Expertenkritik an Kassenreformgesetz
Berlin: (hib/PK) Die geplante Neujustierung des Finanzausgleichs der Krankenkassen wird von Gesundheitsexperten unterstützt, jedoch werden einige Regelungen des Gesetzentwurfs (19/15662) kritisch hinterfragt. Das zeigte sich am Mittwoch in einer Anhörung des Gesundheitsausschusses zu der Vorlage. Die Experten äußerten sich in der Anhörung sowie in schriftlichen Stellungnahmen.
Mit der Reform des morbiditätsorientierten Risikostrukturausgleichs (Morbi-RSA) soll der Finanzausgleich zwischen den Krankenkassen zielgenauer ausgestaltet werden. Mit der Novelle sollen zudem Versuche von Kassen unterbunden werden, die Diagnosen der Ärzte zu beeinflussen. Wenn sich Diagnosekodierungen bei bestimmten Krankheiten auffällig erhöhen, sollen die Kassen dafür keine Zuweisungen mehr bekommen. Auch sollen generell vertragliche Regelungen künftig unzulässig sein, bei denen bestimmte Diagnosen als Voraussetzung für die Vergütung vorgesehen werden.
Beim GKV-Spitzenverband wird außerdem ein Lenkungs- und Koordinierungsausschuss (LKA) geschaffen, der mit Vorstandsmitgliedern der Krankenkassen besetzt werden soll. Damit soll die operative Anbindung des Spitzenverbandes an die Kassen gestärkt werden.

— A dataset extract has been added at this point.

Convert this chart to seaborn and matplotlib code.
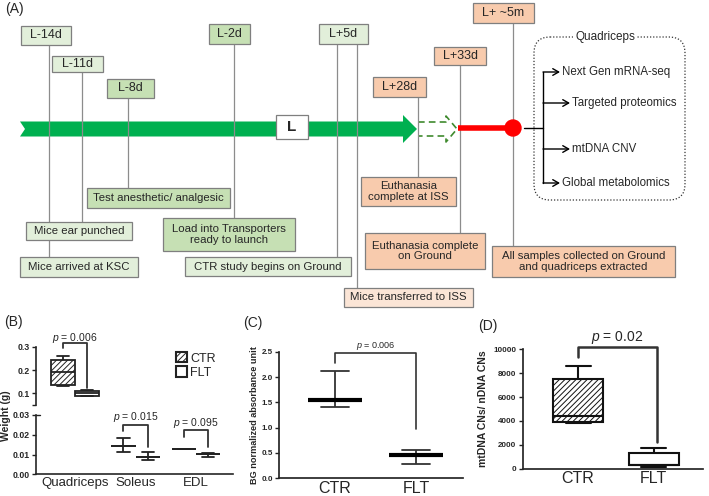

Der Sachverständige Uwe Klemens, zugleich alternierender Vorsitzender des Verwaltungsrates des GKV-Spitzenverbandes, hält diese Neuregelung für einen schweren Eingriff in die Selbstverwaltung. Der Vorstand des Verbandes werde schon durch den Verwaltungsrat überwacht. Vertreter des Spitzenverbandes schlugen in der Anhörung vor, ein beratendes statt entscheidendes Gremium zu schaffen.
Der Mediziner Werner Baumgärtner sieht das Verbot von Diagnosen in Versorgungsverträgen kritisch. Offenbar diene die Reform des Morbi-RSA allein der Abwehr von Manipulationen. Die geplante Regelung sei unverhältnismäßig und greife substanziell in die Gestaltung der Versorgungsverträge ein. Damit würden Versorgungskonzepte konterkariert, die Experten sei Jahren forderten, um Koordinations- und Steuerungsdefizite im Gesundheitswesen abzubauen.
Auch die Bundesärztekammer (BÄK) sieht Korrekturbedarf beim Umgang mit Versorgungsformen. Durch die geplanten Änderungen würden jahrelang erarbeitete und gelebte innovative Versorgungsansätze in den Regionen gefährdet. Die intendierte Entkoppelung von Diagnosen in Versorgungsverträgen würde sich kontraproduktiv auswirken.
Der DGB merkte an, die geplanten Vorhaben beträfen wesentliche Grundlagen der Gesundheitsversorgung und seien daher in ihrer Tragweite nicht zu unterschätzten. Die meisten Ansätze zur Reform des Morbi-RSA würden auch begrüßt. Ob mit der Regionalkomponente mehr Gerechtigkeit in der Kostendeckung und Zielgenauigkeit erreicht werden könne, sei jedoch im Voraus nicht eindeutig zu beurteilen.